OCI Holdings is anticipated to enjoy long-term benefits resulting from the United States’ intensified sanctions on China’s polysilicon. There are only three non-Chinese polysilicon manufacturers globally, and OCI Holdings is one of them in Korea.

According to sources in the solar energy industry on Sept. 7, the U.S. Department of Commerce concluded that some Chinese companies have been indirectly exporting solar modules via Southeast Asia. Consequently, from June next year, the U.S. has decided to impose a minimum 30% anti-dumping and countervailing duty on solar module exports from Chinese companies.

This is an additional measure following the U.S.’ restriction on importing polysilicon produced in the Xinjiang region, citing human rights abuses against the Uighur minority. Now, polysilicon from areas outside Xinjiang in China will also be sanctioned.

Currently, there are only three non-Chinese polysilicon producers globally: U.S.-based Hemlock, Germany-based Wacker, and Korea-baed OCI Holdings. Their combined production capacity cannot meet U.S. demand. This is evident from an analysis by the Chinese polysilicon manufacturer DAQO, which stated that non-Chinese polysilicon supply only meets two-thirds of U.S. demand.

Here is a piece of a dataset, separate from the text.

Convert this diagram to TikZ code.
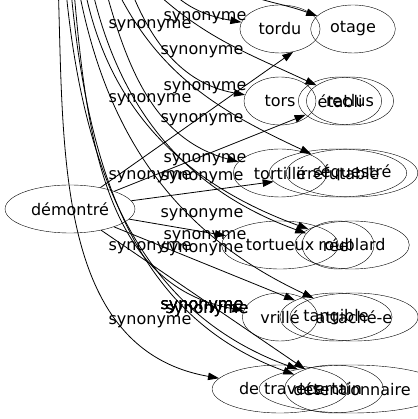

The industry believes that establishing factories in the U.S. would cost more than ten times the current expenditure. The European Union is also set to implement a forced labor prohibition law in two years, which may further diminish the position of Chinese firms in the global polysilicon market. This potentially means non-Chinese manufacturers might supply polysilicon at relatively higher prices in the long run.